Immigration enforcement raids dominated the news in July and August. While new ICE raids in 10 cities in July did not materialize, a raid in Mississippi on August 7 resulted in the detention of some 680 undocumented immigrants in what a federal prosecutor described as a record-setting operation, “the largest single-state immigration enforcement operation in our nation’s history.” The U.S. Attorney for the Southern District of Mississippi confirmed that arrests took place at seven sites in six different cities in Mississippi.
In this environment, it is important to know your rights and how to exercise them. Unfortunately, ICE is notorious for detaining or attempting to detain people without the proper authority to do so. Instead of going through the required steps to obtain that authority, ICE relies on intimidation and a lack of understanding of the law. The following is a summary of your rights in certain situations.
What do I do if ICE comes to my house?
1. Do not open the door!
2. Ask to see a warrant. Have the officer slip it under the door or hold it up to a window. If ICE produces a document, check to make sure it is a judicial warrant. A warrant of removal (Form I-205) does NOT entitle ICE to enter your home, as it is not a real warrant. A judicial warrant will: include the name of the court at the top of the page; be signed by a judge; indicate the person for whom they are searching; and list the address and date.
3. If ICE produces a document that seems to meet these requirements, check to make sure the information on the warrant is exactly correct — the date is today’s date, the name is spelled correctly, the address is your home.
4. If there is a judicial warrant and it contains correct information, have the person or persons listed on the warrant step outside and shut the door behind them. Do not run or fight. Have a family member contact an attorney immediately.
5. You have the right to remain silent even if ICE has a proper warrant.
What do I do if I am stopped by police or ICE?
1. You have the right to remain silent and should state that you are exercising your right to do so.
2. Unless you are at an international border or airport or are required by your visa (such as a B1/B2), you do not have to answer questions relating to where you were born, whether or not you are a citizen, or how you entered the country.
3. You do not have to consent to a search of your personal belongings.
4. You have the right to contact an attorney. If you are in ICE custody, note that an attorney will not be provided for you; however, you can retain one at your own expense.
What can I do in preparation?
1. Make sure you have a copy of your important documents in a safe place that another family member knows about. This includes things like your passport, green card, birth certificate, etc.
2. Retain proof of how long you have been here, including documents such as taxes, pay stubs, photos, etc. There are certain forms of relief that require you to prove how long you have been in the United States.
3. Memorize the phone number of someone who understands your situation so that you can contact them if needed.

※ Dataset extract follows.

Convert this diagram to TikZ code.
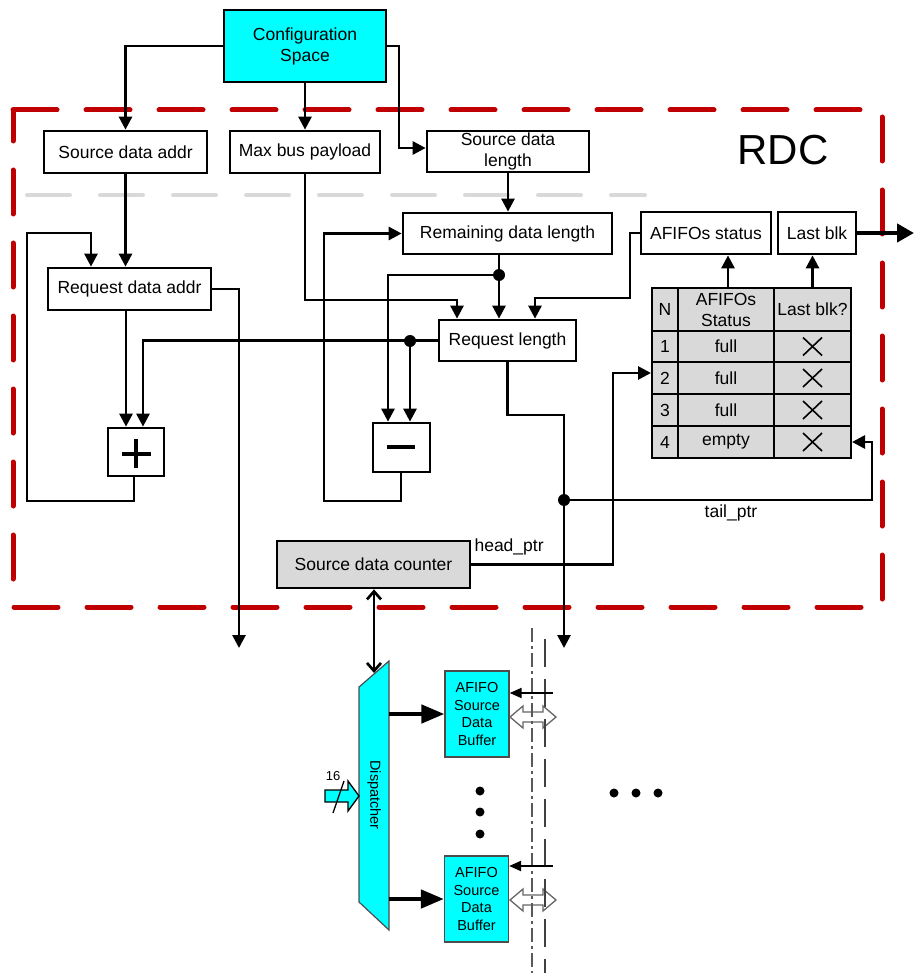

4. If you are given an Alien Registration Number (A Number) memorize it and share this with a family member. This will make it much easier for them to locate you should you be detained.
5. Make a plan for what will happen with your children should you be detained. Who will take care of them? Have you authorized someone else to pick them up from school? If your children are U.S. citizens, have you obtained their passport??
6. Contact an attorney to understand your options and to see if there is anything you can do now to obtain status or prevent removal.